- [GOAL]
Search the data below for the string "chart". Extract every line that contains it.
──────────────────────────────
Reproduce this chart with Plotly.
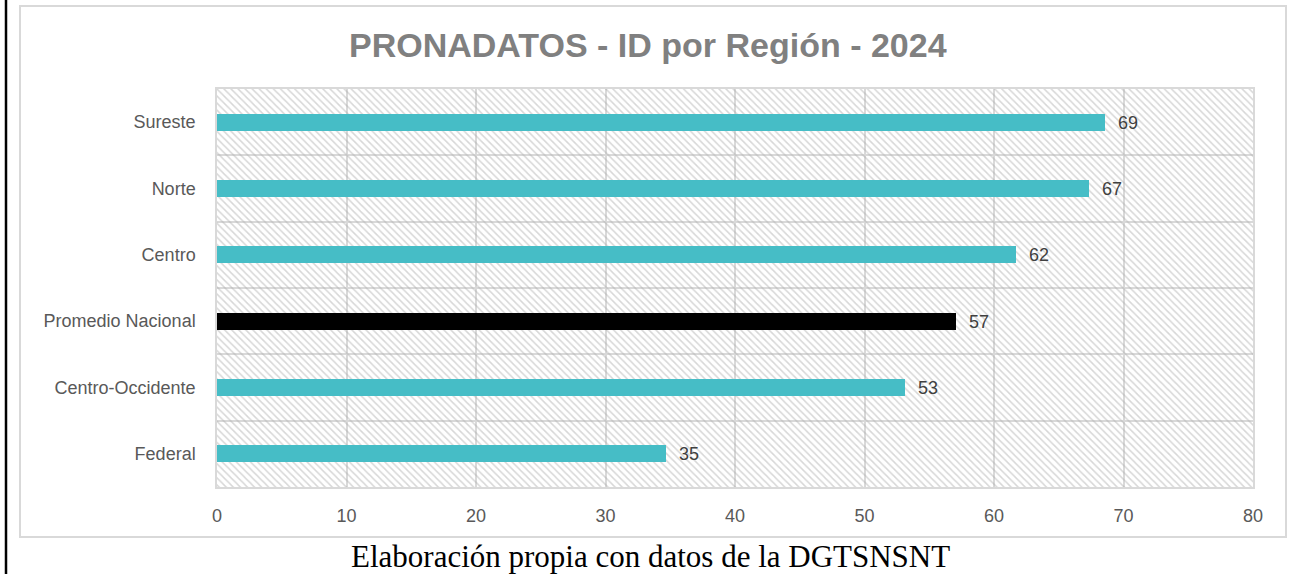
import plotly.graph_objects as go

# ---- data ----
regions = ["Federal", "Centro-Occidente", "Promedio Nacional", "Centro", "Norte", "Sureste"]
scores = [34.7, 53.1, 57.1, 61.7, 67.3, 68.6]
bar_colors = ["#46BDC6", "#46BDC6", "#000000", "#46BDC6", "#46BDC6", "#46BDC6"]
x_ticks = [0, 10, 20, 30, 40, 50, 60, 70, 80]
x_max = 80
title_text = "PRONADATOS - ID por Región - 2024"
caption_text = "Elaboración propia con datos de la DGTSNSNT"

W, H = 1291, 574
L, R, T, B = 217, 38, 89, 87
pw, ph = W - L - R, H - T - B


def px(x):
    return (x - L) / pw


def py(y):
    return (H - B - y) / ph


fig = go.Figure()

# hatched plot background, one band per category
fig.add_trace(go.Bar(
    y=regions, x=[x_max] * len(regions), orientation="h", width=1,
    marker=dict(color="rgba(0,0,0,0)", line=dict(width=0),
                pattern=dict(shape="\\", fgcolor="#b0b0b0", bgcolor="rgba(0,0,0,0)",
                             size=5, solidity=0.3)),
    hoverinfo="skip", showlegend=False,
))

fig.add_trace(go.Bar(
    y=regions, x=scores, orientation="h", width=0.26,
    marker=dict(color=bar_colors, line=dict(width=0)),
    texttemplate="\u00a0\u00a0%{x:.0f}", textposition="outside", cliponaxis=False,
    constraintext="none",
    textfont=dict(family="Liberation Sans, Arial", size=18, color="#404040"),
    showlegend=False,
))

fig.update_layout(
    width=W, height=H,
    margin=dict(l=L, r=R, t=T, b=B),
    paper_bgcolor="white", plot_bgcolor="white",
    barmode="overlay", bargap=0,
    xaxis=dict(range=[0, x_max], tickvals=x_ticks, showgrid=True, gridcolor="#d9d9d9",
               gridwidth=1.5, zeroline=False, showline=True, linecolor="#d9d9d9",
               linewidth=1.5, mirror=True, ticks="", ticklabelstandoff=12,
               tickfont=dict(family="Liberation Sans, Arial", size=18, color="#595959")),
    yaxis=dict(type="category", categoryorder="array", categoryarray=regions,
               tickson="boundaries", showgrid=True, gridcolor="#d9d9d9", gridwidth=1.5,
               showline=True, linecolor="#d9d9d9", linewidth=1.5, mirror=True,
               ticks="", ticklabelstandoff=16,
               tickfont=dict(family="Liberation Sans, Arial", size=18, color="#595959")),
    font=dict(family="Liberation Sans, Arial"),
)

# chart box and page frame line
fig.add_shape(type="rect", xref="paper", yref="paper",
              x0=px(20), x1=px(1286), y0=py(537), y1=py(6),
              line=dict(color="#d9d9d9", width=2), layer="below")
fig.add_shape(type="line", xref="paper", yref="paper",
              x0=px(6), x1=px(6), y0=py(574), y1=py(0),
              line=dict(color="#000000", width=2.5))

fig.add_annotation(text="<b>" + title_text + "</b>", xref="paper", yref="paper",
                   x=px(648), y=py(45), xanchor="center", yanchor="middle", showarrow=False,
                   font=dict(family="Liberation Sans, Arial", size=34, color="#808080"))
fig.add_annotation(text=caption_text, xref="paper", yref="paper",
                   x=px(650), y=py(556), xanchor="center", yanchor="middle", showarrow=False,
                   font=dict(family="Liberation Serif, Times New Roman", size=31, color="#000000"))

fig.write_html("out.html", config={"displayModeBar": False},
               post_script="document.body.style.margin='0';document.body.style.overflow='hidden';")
──────────────────────────────
- [RESPONSE TO THE TASK]
Reproduce this chart with Plotly.
# chart box and page frame line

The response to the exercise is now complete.